Winchell differs only in the inclusion of more personal gossip and of little jokes, such as referring to James Wechsler as the editor of the "New York Compost—look it up." A combination Messiah, Revere, and Cassandra, he knows all and is impelled by duty to pass it on to Mr. and Mrs. America. Like Senator McCarthy's, his detractors are Commies and fellow travelers, and all criticism and disagreement is an organized smear by subversives. It is hard to imagine what reactions these visceral commentators can arouse in their audience but distrust, anger, and cynicism.
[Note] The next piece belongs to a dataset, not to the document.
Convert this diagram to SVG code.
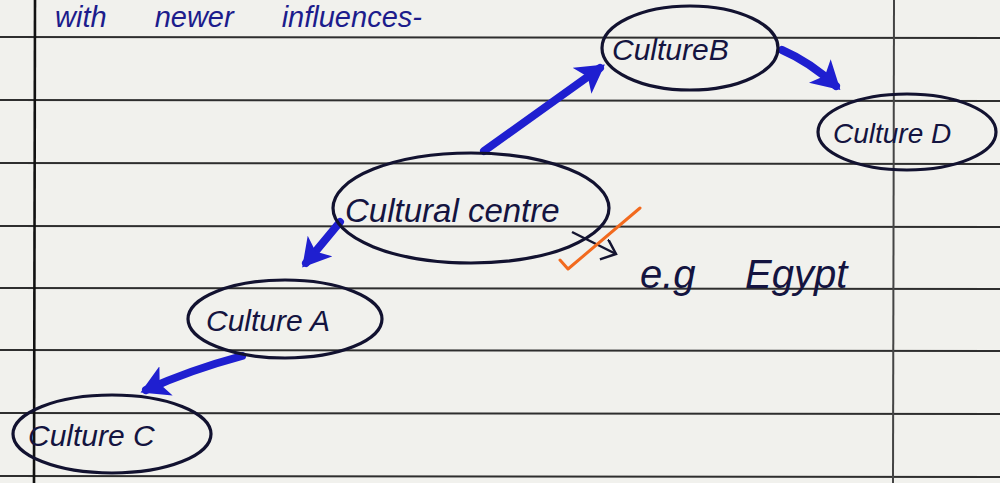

They do not inform; they inflame.
This does not mean that the "reasonable" commentators are Pollyannas or that they approve unreservedly of the Administration, our Allies, or our foreign policy. But if any criticism is implied, it emanates from established facts and careful consideration; basically they feel a responsibility toward their audience which would forbid snap conclusions, distortion, or—the favorite device of the rousers—the lifting of words out of context and the deliberate suppression of facts that would weaken their arguments. They present the case as it stands and leave the conclusion to their listeners. They have the integrity, moreover, not to be intimidated by the phobias of the moment, not to cater to the "popular" emotions.
So long as men like these are on the air, reason—which has no Hooper rating—has a chance of prevailing.